◆ **Do this**
All of the listing below must be repeated word for word. Pictures are the only thing to omit.

****************************************

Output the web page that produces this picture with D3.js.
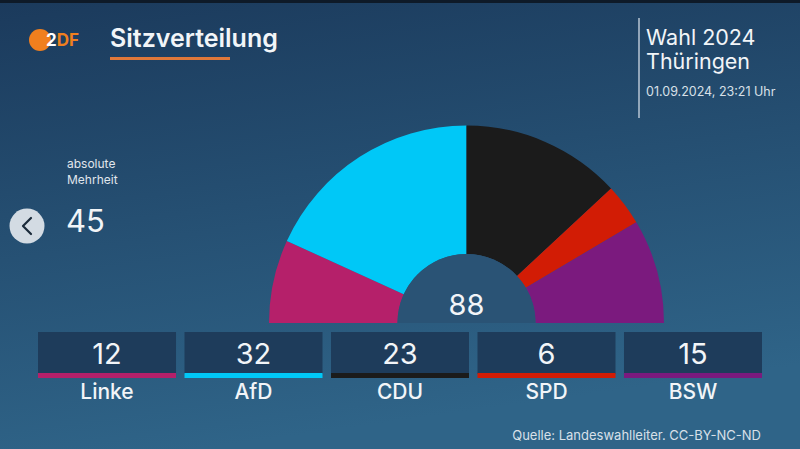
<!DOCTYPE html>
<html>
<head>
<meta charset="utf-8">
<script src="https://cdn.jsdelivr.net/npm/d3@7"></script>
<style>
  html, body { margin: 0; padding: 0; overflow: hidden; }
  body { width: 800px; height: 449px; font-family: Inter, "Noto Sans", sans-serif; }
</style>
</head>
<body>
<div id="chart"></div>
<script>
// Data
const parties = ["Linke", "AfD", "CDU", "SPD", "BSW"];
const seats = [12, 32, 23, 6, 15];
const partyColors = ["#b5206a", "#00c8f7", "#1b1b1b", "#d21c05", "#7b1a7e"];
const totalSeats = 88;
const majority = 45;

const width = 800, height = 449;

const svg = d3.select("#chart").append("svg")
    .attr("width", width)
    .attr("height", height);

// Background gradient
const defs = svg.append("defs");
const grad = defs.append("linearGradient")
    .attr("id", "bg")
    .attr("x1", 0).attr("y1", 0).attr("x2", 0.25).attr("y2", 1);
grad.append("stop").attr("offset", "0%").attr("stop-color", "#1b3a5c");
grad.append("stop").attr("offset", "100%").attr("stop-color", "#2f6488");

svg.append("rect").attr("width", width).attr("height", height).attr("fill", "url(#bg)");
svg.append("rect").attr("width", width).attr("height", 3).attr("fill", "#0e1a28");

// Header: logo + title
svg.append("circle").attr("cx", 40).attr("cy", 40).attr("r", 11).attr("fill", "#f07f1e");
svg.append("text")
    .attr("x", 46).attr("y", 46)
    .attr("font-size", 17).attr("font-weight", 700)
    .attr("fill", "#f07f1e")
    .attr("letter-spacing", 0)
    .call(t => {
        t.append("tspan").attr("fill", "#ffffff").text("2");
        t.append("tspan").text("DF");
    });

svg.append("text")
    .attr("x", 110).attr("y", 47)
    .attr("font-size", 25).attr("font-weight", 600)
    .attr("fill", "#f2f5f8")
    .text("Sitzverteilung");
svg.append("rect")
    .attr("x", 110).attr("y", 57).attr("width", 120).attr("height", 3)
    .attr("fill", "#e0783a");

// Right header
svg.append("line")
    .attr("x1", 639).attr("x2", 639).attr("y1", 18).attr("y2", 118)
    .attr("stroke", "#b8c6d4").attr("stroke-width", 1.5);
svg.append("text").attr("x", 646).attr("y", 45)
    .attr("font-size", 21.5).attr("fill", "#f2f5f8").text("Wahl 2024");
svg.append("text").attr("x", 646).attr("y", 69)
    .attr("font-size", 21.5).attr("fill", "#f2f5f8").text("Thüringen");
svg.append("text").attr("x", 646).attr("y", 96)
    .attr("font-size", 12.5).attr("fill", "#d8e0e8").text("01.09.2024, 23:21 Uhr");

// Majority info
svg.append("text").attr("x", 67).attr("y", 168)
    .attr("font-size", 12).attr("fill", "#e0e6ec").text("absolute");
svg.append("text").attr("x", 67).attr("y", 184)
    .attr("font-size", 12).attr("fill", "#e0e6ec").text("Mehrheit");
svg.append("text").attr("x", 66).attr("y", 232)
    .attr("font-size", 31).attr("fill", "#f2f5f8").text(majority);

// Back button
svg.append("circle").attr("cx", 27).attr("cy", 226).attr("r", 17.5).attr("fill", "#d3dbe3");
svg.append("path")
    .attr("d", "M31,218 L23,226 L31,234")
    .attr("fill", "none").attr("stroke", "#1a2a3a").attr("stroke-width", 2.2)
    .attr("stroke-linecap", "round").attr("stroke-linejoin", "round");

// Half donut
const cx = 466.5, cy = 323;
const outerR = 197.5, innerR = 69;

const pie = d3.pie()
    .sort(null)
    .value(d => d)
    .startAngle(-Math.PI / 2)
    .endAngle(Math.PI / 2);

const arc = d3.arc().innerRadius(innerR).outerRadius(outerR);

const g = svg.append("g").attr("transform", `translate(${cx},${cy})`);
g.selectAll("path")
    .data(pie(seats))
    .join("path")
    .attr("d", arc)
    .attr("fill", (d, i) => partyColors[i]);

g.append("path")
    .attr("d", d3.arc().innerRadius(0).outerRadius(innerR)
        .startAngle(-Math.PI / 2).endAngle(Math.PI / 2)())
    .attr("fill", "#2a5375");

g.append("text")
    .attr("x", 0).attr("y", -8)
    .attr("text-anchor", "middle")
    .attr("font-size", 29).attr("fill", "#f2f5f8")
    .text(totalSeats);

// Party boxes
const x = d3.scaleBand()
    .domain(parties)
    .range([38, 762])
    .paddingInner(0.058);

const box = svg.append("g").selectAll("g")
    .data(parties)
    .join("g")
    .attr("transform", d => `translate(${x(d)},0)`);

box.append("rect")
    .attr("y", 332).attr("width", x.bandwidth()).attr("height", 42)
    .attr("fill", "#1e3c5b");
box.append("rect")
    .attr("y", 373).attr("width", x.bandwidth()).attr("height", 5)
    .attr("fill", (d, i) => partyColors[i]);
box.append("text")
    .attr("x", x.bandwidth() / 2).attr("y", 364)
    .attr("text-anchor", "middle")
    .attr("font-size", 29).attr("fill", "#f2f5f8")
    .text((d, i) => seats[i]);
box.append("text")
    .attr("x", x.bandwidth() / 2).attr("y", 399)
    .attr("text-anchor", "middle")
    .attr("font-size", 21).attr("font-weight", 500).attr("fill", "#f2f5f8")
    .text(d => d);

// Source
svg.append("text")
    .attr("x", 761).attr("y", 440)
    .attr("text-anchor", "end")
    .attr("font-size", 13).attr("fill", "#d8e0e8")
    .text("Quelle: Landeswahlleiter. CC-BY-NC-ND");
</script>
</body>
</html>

****************************************

◆ **Expected answer**
Output the web page that produces this picture with D3.js.
<!DOCTYPE html>
<html>
<head>
<meta charset="utf-8">
<script src="https://cdn.jsdelivr.net/npm/d3@7"></script>
<style>
  html, body { margin: 0; padding: 0; overflow: hidden; }
  body { width: 800px; height: 449px; font-family: Inter, "Noto Sans", sans-serif; }
</style>
</head>
<body>
<div id="chart"></div>
<script>
// Data
const parties = ["Linke", "AfD", "CDU", "SPD", "BSW"];
const seats = [12, 32, 23, 6, 15];
const partyColors = ["#b5206a", "#00c8f7", "#1b1b1b", "#d21c05", "#7b1a7e"];
const totalSeats = 88;
const majority = 45;

const width = 800, height = 449;

const svg = d3.select("#chart").append("svg")
    .attr("width", width)
    .attr("height", height);

// Background gradient
const defs = svg.append("defs");
const grad = defs.append("linearGradient")
    .attr("id", "bg")
    .attr("x1", 0).attr("y1", 0).attr("x2", 0.25).attr("y2", 1);
grad.append("stop").attr("offset", "0%").attr("stop-color", "#1b3a5c");
grad.append("stop").attr("offset", "100%").attr("stop-color", "#2f6488");

svg.append("rect").attr("width", width).attr("height", height).attr("fill", "url(#bg)");
svg.append("rect").attr("width", width).attr("height", 3).attr("fill", "#0e1a28");

// Header: logo + title
svg.append("circle").attr("cx", 40).attr("cy", 40).attr("r", 11).attr("fill", "#f07f1e");
svg.append("text")
    .attr("x", 46).attr("y", 46)
    .attr("font-size", 17).attr("font-weight", 700)
    .attr("fill", "#f07f1e")
    .attr("letter-spacing", 0)
    .call(t => {
        t.append("tspan").attr("fill", "#ffffff").text("2");
        t.append("tspan").text("DF");
    });

svg.append("text")
    .attr("x", 110).attr("y", 47)
    .attr("font-size", 25).attr("font-weight", 600)
    .attr("fill", "#f2f5f8")
    .text("Sitzverteilung");
svg.append("rect")
    .attr("x", 110).attr("y", 57).attr("width", 120).attr("height", 3)
    .attr("fill", "#e0783a");

// Right header
svg.append("line")
    .attr("x1", 639).attr("x2", 639).attr("y1", 18).attr("y2", 118)
    .attr("stroke", "#b8c6d4").attr("stroke-width", 1.5);
svg.append("text").attr("x", 646).attr("y", 45)
    .attr("font-size", 21.5).attr("fill", "#f2f5f8").text("Wahl 2024");
svg.append("text").attr("x", 646).attr("y", 69)
    .attr("font-size", 21.5).attr("fill", "#f2f5f8").text("Thüringen");
svg.append("text").attr("x", 646).attr("y", 96)
    .attr("font-size", 12.5).attr("fill", "#d8e0e8").text("01.09.2024, 23:21 Uhr");

// Majority info
svg.append("text").attr("x", 67).attr("y", 168)
    .attr("font-size", 12).attr("fill", "#e0e6ec").text("absolute");
svg.append("text").attr("x", 67).attr("y", 184)
    .attr("font-size", 12).attr("fill", "#e0e6ec").text("Mehrheit");
svg.append("text").attr("x", 66).attr("y", 232)
    .attr("font-size", 31).attr("fill", "#f2f5f8").text(majority);

// Back button
svg.append("circle").attr("cx", 27).attr("cy", 226).attr("r", 17.5).attr("fill", "#d3dbe3");
svg.append("path")
    .attr("d", "M31,218 L23,226 L31,234")
    .attr("fill", "none").attr("stroke", "#1a2a3a").attr("stroke-width", 2.2)
    .attr("stroke-linecap", "round").attr("stroke-linejoin", "round");

// Half donut
const cx = 466.5, cy = 323;
const outerR = 197.5, innerR = 69;

const pie = d3.pie()
    .sort(null)
    .value(d => d)
    .startAngle(-Math.PI / 2)
    .endAngle(Math.PI / 2);

const arc = d3.arc().innerRadius(innerR).outerRadius(outerR);

const g = svg.append("g").attr("transform", `translate(${cx},${cy})`);
g.selectAll("path")
    .data(pie(seats))
    .join("path")
    .attr("d", arc)
    .attr("fill", (d, i) => partyColors[i]);

g.append("path")
    .attr("d", d3.arc().innerRadius(0).outerRadius(innerR)
        .startAngle(-Math.PI / 2).endAngle(Math.PI / 2)())
    .attr("fill", "#2a5375");

g.append("text")
    .attr("x", 0).attr("y", -8)
    .attr("text-anchor", "middle")
    .attr("font-size", 29).attr("fill", "#f2f5f8")
    .text(totalSeats);

// Party boxes
const x = d3.scaleBand()
    .domain(parties)
    .range([38, 762])
    .paddingInner(0.058);

const box = svg.append("g").selectAll("g")
    .data(parties)
    .join("g")
    .attr("transform", d => `translate(${x(d)},0)`);

box.append("rect")
    .attr("y", 332).attr("width", x.bandwidth()).attr("height", 42)
    .attr("fill", "#1e3c5b");
box.append("rect")
    .attr("y", 373).attr("width", x.bandwidth()).attr("height", 5)
    .attr("fill", (d, i) => partyColors[i]);
box.append("text")
    .attr("x", x.bandwidth() / 2).attr("y", 364)
    .attr("text-anchor", "middle")
    .attr("font-size", 29).attr("fill", "#f2f5f8")
    .text((d, i) => seats[i]);
box.append("text")
    .attr("x", x.bandwidth() / 2).attr("y", 399)
    .attr("text-anchor", "middle")
    .attr("font-size", 21).attr("font-weight", 500).attr("fill", "#f2f5f8")
    .text(d => d);

// Source
svg.append("text")
    .attr("x", 761).attr("y", 440)
    .attr("text-anchor", "end")
    .attr("font-size", 13).attr("fill", "#d8e0e8")
    .text("Quelle: Landeswahlleiter. CC-BY-NC-ND");
</script>
</body>
</html>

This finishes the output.